I am beginning to wonder whether there is a compositional aesthetic at work on David Peck's ensemble discs. Yes, improvisation is certainly integral to whatever aesthetic Peck and company bring to the table, but something more complex may be determining, or at least guiding, the always engaging and often perplexing music as it unfolds.
As with Peck's other ensembles, everybody plays multiple instruments, but here, certain threads of sonic perspective seem to be interweaving at strategic moments which, to these ears, threaten to place the diverse music beyond the whims and whiles of improvisation. Let's examine the moment, at around 14:30, when long tones emerge from what was already largely a series of near drones. These spiky electronic exhortations bloom and fade, echoing and propelling the rest of the ensemble along a similar path. In fact, similarly employed electronics function as a kind of backdrop throughout the hour plus track. It's especially audible when drums and guitar fade suddenly at 23:14, laying bare a quiet but almost cinematic palimpsest of tone and overtone in joust. Again, that sudden fade may speak to something other than pure improvisation at play. Whatever processes are at work, there is an absolutely industrial hum that underpins everything, something out of David Lynch or Stanley Kubrick's nightmare visions of a decaying city.

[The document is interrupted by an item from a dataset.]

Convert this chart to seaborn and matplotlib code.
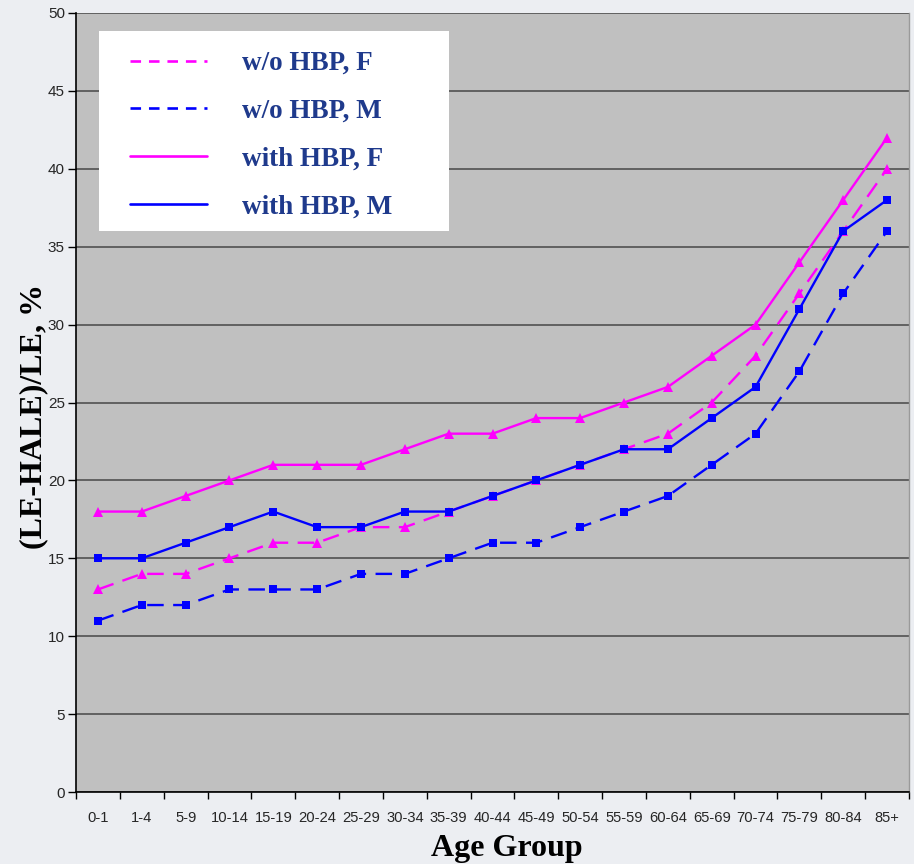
import matplotlib
matplotlib.use("Agg")
import matplotlib.pyplot as plt
import seaborn as sns
import pandas as pd
import numpy as np
from matplotlib.lines import Line2D
from matplotlib.patches import Rectangle
from matplotlib.ticker import MultipleLocator, FixedLocator

age_groups = ["0-1", "1-4", "5-9", "10-14", "15-19", "20-24", "25-29", "30-34", "35-39",
              "40-44", "45-49", "50-54", "55-59", "60-64", "65-69", "70-74", "75-79", "80-84", "85+"]
wo_hbp_f = [13, 14, 14, 15, 16, 16, 17, 17, 18, 19, 20, 21, 22, 23, 25, 28, 32, 36, 40]
wo_hbp_m = [11, 12, 12, 13, 13, 13, 14, 14, 15, 16, 16, 17, 18, 19, 21, 23, 27, 32, 36]
with_hbp_f = [18, 18, 19, 20, 21, 21, 21, 22, 23, 23, 24, 24, 25, 26, 28, 30, 34, 38, 42]
with_hbp_m = [15, 15, 16, 17, 18, 17, 17, 18, 18, 19, 20, 21, 22, 22, 24, 26, 31, 36, 38]
series_names = ["w/o HBP, F", "w/o HBP, M", "with HBP, F", "with HBP, M"]

sns.set_theme(style="white")
plt.rcParams['font.family'] = ['Liberation Sans', 'DejaVu Sans']

W, H = 914, 864
AX_L, AX_R, AX_T, AX_B = 76, 909, 13, 792
AW, AH = AX_R - AX_L, AX_B - AX_T

fig = plt.figure(figsize=(W / 100, H / 100), dpi=100, facecolor="#eceef2")
ax = fig.add_axes([AX_L / W, (H - AX_B) / H, AW / W, AH / H])
ax.set_facecolor("#c0c0c0")

x = np.arange(len(age_groups))
MAG = "#ff00ff"
BLU = "#0000ff"
styles = [
    (wo_hbp_f, MAG, "--", "^"),
    (wo_hbp_m, BLU, "--", "s"),
    (with_hbp_f, MAG, "-", "^"),
    (with_hbp_m, BLU, "-", "s"),
]
for (vals, col, ls, mk), name in zip(styles, series_names):
    df = pd.DataFrame({"x": x, "y": vals})
    sns.lineplot(data=df, x="x", y="y", ax=ax, color=col, linewidth=1.7,
                 marker=mk, markersize=6.5 if mk == "^" else 6.0, markeredgewidth=0,
                 dashes=False, legend=False, zorder=3)
    line = ax.lines[-1]
    line.set_linestyle(ls)
    if ls == "--":
        line.set_dashes([7, 4])

ax.set_xlim(-0.5, len(age_groups) - 0.5)
ax.set_ylim(0, 50)
ax.yaxis.set_major_locator(MultipleLocator(5))
ax.grid(axis="y", color="#5a5a5a", linewidth=1.3, zorder=1)
ax.grid(axis="x", visible=False)
ax.set_axisbelow(True)

ax.set_xticks(x)
ax.set_xticklabels(age_groups, fontsize=10.6)
ax.xaxis.set_minor_locator(FixedLocator(np.arange(-0.5, len(age_groups), 1)))
ax.tick_params(axis="x", which="major", length=0, pad=14)
ax.tick_params(axis="x", which="minor", length=5, width=1, color="black", direction="out", bottom=True)
ax.tick_params(axis="y", which="major", length=6, width=1, color="black", direction="out", left=True, labelsize=11, pad=2)

for s in ["left", "bottom"]:
    ax.spines[s].set_color("black")
    ax.spines[s].set_linewidth(1.2)
ax.spines["top"].set_visible(False)
ax.spines["right"].set_color("#9a9a9a")
ax.spines["right"].set_linewidth(1)

ax.set_xlabel("Age Group", fontsize=23, fontweight="bold", family=['Liberation Serif', 'DejaVu Serif'],
              color="black")
ax.set_ylabel("(LE-HALE)/LE, %", fontsize=23, fontweight="bold", family=['Liberation Serif', 'DejaVu Serif'],
              color="black")
ax.xaxis.set_label_coords((507 - AX_L) / AW, -(834 - AX_B) / AH)
ax.yaxis.set_label_coords(-(AX_L - 48) / AW, 1 - (416 - AX_T) / AH)

# legend box (white panel)
box = Rectangle(((99 - AX_L) / AW, 1 - (231 - AX_T) / AH), 350 / AW, 200 / AH, transform=ax.transAxes,
                facecolor="white", edgecolor="none", zorder=4)
ax.add_patch(box)

handles = []
for (_, c, ls, _) in styles:
    h = Line2D([0], [0], color=c, linewidth=1.9, linestyle=ls)
    if ls == "--":
        h.set_dashes([4, 3])
    handles.append(h)
leg = ax.legend(handles, series_names, loc="upper left",
                bbox_to_anchor=((130 - AX_L) / AW, 1 - (51 - AX_T) / AH),
                frameon=False,
                prop={"family": ['Liberation Serif', 'DejaVu Serif'], "weight": "bold", "size": 19.5},
                handlelength=2.85, handletextpad=1.3, labelspacing=0.84, borderpad=0, borderaxespad=0)
for t in leg.get_texts():
    t.set_color("#1f3a8c")
leg.set_zorder(5)

fig.savefig("out.png", dpi=100, facecolor=fig.get_facecolor())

Far from entropy however, Peck and this particular ensemble create music of astonishing vigor, and diversity. If I posit that it's a busier and more technologically pervasive version of early AMM, that is in no way to deny its originality, only to offer a point of comparison. We are given vast plains of sound to explore and revisit, as each audition brings forth layers as yet unheard. Peck's soloing is not quite as often in evidence here as in other contexts, and the whole is more an oceanic study in slowly evolving contrast than in instrumental prowess, though it is far from absent. The notes say, intriguingly, that samples were taken from the Evil Clown archive, which, in combination with this excellent release, has the disquieting effect of making me want to hear as many discs from this fine label as possible.